Retype, with no alterations, every line between the one containing "Recreate this image" and the one containing "from matplotlib.patches import FancyBboxPatch", counting both of those lines too. Pictures are to be left out.

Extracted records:
- - - -

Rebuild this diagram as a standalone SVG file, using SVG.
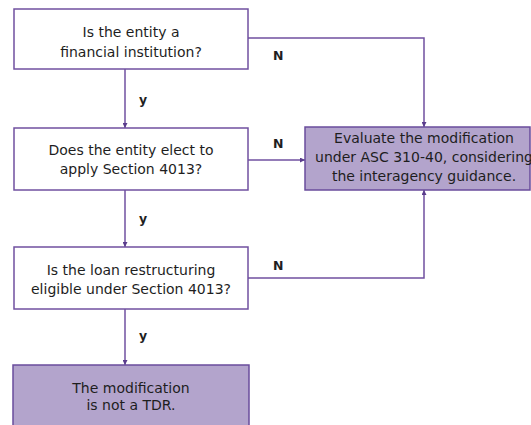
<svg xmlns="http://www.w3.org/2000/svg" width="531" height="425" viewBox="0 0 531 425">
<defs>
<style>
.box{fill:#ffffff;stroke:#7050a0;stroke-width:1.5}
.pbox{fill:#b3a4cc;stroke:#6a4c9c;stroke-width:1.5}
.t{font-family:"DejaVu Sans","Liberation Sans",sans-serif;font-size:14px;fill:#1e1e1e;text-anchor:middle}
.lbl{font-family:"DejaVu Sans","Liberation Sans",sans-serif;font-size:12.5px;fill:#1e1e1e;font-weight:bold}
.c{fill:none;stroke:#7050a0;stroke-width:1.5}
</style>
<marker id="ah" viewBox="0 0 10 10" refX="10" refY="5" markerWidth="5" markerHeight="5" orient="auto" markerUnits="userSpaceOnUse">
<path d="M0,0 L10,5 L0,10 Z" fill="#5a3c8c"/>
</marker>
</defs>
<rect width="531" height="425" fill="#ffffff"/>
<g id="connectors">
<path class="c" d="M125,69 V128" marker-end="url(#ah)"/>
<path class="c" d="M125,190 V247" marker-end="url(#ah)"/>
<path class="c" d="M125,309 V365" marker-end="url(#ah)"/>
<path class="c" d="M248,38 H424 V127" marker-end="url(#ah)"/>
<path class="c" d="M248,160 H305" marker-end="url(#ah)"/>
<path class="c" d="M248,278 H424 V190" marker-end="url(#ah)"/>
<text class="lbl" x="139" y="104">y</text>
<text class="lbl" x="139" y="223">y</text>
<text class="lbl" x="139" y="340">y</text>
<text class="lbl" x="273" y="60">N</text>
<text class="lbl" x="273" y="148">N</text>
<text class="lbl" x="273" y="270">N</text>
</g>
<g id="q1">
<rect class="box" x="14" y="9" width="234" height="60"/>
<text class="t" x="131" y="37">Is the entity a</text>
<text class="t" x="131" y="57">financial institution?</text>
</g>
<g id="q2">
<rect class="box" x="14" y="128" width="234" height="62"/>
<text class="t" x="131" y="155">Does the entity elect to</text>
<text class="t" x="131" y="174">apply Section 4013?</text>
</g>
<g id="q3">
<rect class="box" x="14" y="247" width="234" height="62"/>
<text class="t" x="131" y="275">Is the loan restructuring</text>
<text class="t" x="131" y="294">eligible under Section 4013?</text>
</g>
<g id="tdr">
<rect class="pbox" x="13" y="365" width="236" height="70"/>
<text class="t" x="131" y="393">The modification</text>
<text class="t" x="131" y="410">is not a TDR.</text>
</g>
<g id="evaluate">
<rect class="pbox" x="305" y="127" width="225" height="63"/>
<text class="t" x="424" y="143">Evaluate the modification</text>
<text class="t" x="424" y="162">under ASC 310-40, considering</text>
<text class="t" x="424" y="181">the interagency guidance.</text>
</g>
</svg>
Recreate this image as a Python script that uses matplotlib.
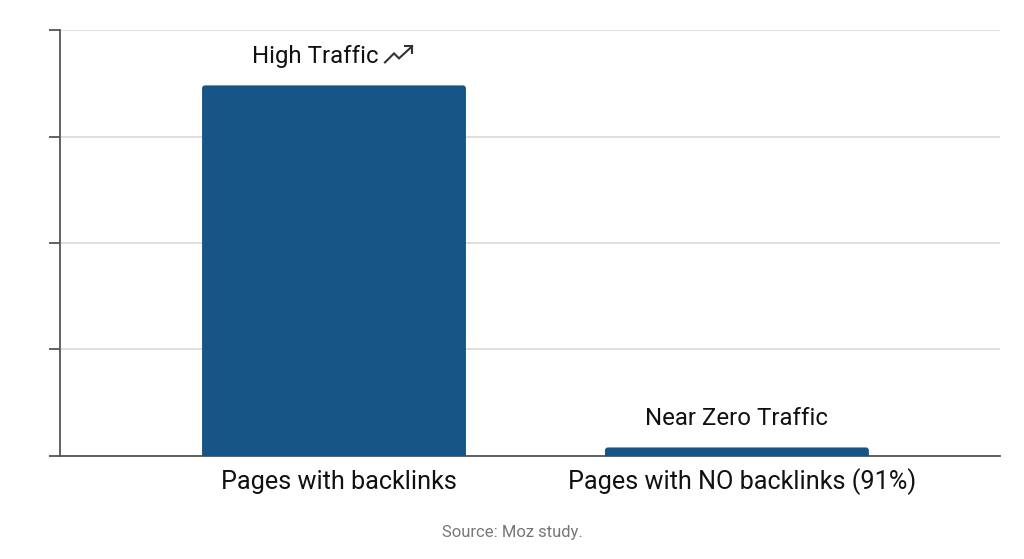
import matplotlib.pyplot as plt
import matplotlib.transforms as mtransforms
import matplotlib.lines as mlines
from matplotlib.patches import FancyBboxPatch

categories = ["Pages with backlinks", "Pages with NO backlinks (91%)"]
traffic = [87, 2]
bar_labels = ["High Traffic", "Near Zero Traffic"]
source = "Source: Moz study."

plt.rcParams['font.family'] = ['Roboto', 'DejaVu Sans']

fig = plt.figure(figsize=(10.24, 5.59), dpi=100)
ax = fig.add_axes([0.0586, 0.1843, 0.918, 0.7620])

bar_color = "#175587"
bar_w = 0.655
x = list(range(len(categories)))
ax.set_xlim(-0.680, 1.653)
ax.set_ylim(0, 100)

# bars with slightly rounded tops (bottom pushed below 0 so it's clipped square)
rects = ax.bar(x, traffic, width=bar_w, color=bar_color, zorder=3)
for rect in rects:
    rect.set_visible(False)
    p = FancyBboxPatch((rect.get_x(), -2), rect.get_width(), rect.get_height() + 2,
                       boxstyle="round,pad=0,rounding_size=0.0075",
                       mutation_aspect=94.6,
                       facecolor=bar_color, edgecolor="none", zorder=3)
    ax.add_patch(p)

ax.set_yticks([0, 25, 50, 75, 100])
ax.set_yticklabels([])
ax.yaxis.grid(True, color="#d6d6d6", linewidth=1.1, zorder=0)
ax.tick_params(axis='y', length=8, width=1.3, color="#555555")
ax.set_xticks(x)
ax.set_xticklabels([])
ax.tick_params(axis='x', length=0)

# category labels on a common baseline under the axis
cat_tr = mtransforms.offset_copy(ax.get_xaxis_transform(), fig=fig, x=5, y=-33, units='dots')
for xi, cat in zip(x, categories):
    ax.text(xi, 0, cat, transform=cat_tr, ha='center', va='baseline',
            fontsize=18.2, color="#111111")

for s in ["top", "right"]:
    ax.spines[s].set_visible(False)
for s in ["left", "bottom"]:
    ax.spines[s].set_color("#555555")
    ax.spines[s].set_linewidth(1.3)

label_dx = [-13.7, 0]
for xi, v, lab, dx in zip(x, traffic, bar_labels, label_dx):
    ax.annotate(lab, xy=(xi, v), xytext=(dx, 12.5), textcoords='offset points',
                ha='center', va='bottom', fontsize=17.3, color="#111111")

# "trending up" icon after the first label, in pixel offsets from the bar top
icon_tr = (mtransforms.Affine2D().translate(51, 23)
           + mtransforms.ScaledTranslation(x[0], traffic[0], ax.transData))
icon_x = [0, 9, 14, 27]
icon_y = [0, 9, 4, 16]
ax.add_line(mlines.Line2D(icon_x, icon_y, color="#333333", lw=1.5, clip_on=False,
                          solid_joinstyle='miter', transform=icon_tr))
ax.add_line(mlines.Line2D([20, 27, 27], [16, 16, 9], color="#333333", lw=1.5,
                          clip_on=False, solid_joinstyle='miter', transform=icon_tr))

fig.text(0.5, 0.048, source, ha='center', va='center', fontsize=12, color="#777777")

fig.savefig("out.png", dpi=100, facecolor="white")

- - - -

__Response to the exercise__.
Recreate this image as a Python script that uses matplotlib.
import matplotlib.pyplot as plt
import matplotlib.transforms as mtransforms
import matplotlib.lines as mlines
from matplotlib.patches import FancyBboxPatch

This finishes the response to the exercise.